Saturday, February 21, 2009
Eat, Sleep and Drink in Portland.
If you find yourself in Portland and you don't want to spend a fortune on your hotel check out the Ace, a great little place right in the heart of town. I'll start with the only negative and get it out of the way. It's really noisy so make sure you get an inside room or you'll be down at the desk at 3AM begging for ear plugs. (they had them). Rooms were only $110 mid week and they're small but well equipped and perfectly adequate. The best part of the hotel is the common areas. One on the second floor which is ideal for working or just napping. Be sure to open the drawers in the large chest and read the notes guests have been stuffing in there for years.
The other common area is in the lobby where there's a huge couch that seems to attract interesting, friendly people at all hours. On one side of the lobby is Stumptown Coffee. Great coffee. On the other side is the restaurant Clyde Common. Great food. We ate there both nights it was so good. Seating is at huge tables and the flank steak is a religious experience. Sometimes, when you travel, it's better to go a little downscale. The people are usually friendlier and the experience a little more interesting. Such was the case at the Ace.
Friday, February 20, 2009
The Deschutes River Trail
About 2 miles outside of Bend, Oregon you'll find the Deschutes River Trail, reason enough by itself to move to Central Oregon. For about 10 miles the the Deschutes River cuts through ancient lava flows, towering pine forests, grassy meadows and moss covered rocks. Because of it's low elevation the trail is open almost all year long and today, with temps reaching the mid 50's and not a cloud to be seen, it was as close to perfection as you can get. Melanie, Taiga and I spent about 4 hours out there today and, at one point when we were all laying in a meadow by the river, I thought I could actually feel some of the poison draining out of my body and flowing down the river.
Thursday, February 19, 2009
This Post Rated R
You know what really burns my toast? When a movie is rated R but there's no nudity in it.
Wednesday, February 18, 2009
5 Inches Of Totally Naked Calf.
I wasn't expecting it. I wasn't hoping for it. I could barely remember what it looked like. But suddenly, there it was on display right in front of me. 5 inches of totally naked calf emerging from a car as we drove down Main Street in Sisters. No Sorrel boots, no thick ski pants, no heavy fleece. Nothing. Just totally naked calf basking in the 41 degree heat. I slammed on the brakes sending Melanie and Taiga crashing into the windshield and just stared. 5 inches of totally naked calf. I became aroused. My breathing increased. My chest heaved.
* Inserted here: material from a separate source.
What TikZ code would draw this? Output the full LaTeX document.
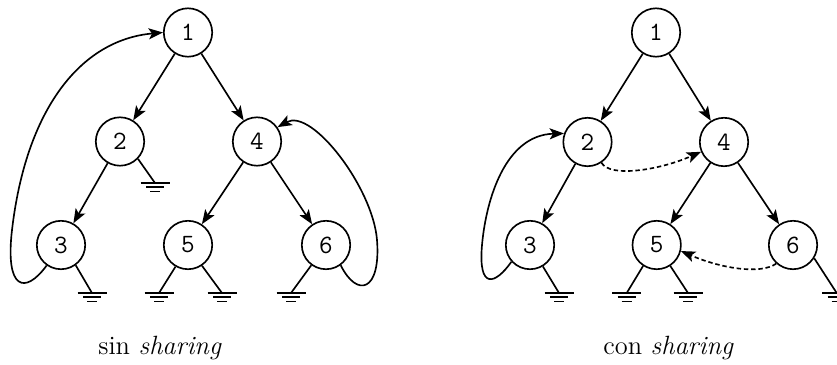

I felt like Daniel Day Lewis when Michelle Pfeiffer took off her glove in 'The Age of Innocence.' What kind of debauchery can I expect when we hit 50 degrees?
Tuesday, February 17, 2009
A Small But Amazing Moment
If you've ever lived in a home with large windows you've experienced that occasional, horrible thud of a bird crashing into your house. It happened here yesterday. I came home, looked outside and saw a lifeless form. Upon closer inspection I saw that this bird was larger than the usual birds which have an otherwise great day of flying interrupted by my house. It was a young golden eagle. My heart sunk. If you've never seen a bird of prey like an eagle or hawk up close it's worth the effort. There is a confidence, beauty and focus in their gaze that is amazing. And their bodies have a strength that sets them apart from the birds we are used to seeing. And now I had killed one. But what could I do? I grabbed a plastic bag to pick up the bird and went outside but as soon as I opened the door, he stirred. My heart leapt. But my brief moment of elation was tempered by the sudden realization that he might be badly injured. Now what? CPR. Bandage him up. Take him to a vet, the ranger station. Strangely, 25 years of advertising hadn't prepared me for this. Then the worst thought of all passed through my mind. Would I have to kill this beautiful creature rather than see him freeze to death or suffer the inability to fly and hunt? I decided the best thing to do was to make him a little home where he could rest the night without freezing and hope for the best. So I got a box and put some shredded paper in it. I put some water in a dish. I wanted to feed him but we were all out of mice. Gathering up my makeshift emergency room I headed back to the bedroom. When I looked outside he was there but had shifted his position and was now standing on his feet but hunched over like a stone gargoyle on a skyscraper. How would I get him in the box? Would he try to peck my eyes out if I touched him? Anyway, the moment I opened the door he turned to look at me, stared a moment of two, then took off and flew into the canyon. He had only been stunned. I stayed outside and watched him soar through the canyon then went back inside feeling very, very happy.
Sunday, February 15, 2009
A Letter From The Editor
Today we begin our first subscription drive. At present, The Lost Angeles Times has only one reader but I see very little difficulty in doubling, or even tripling, that figure in the coming year. Our mission at The Times will be to cover and interpret the world scene from our worldwide headquarters in Sisters, Oregon. Or not. We haven't really decided yet. But we are planning an offsite soon. Maybe I'll just let you know what's going on in Sisters. With over 1500 residents, including Dwight Schrute, Dan Fouts and Dan Weiden, there should be no end to the fascinating topics available. So please join us on this incredible journey to the heart and soul of America and become a regular reader of The Lost Angeles Times.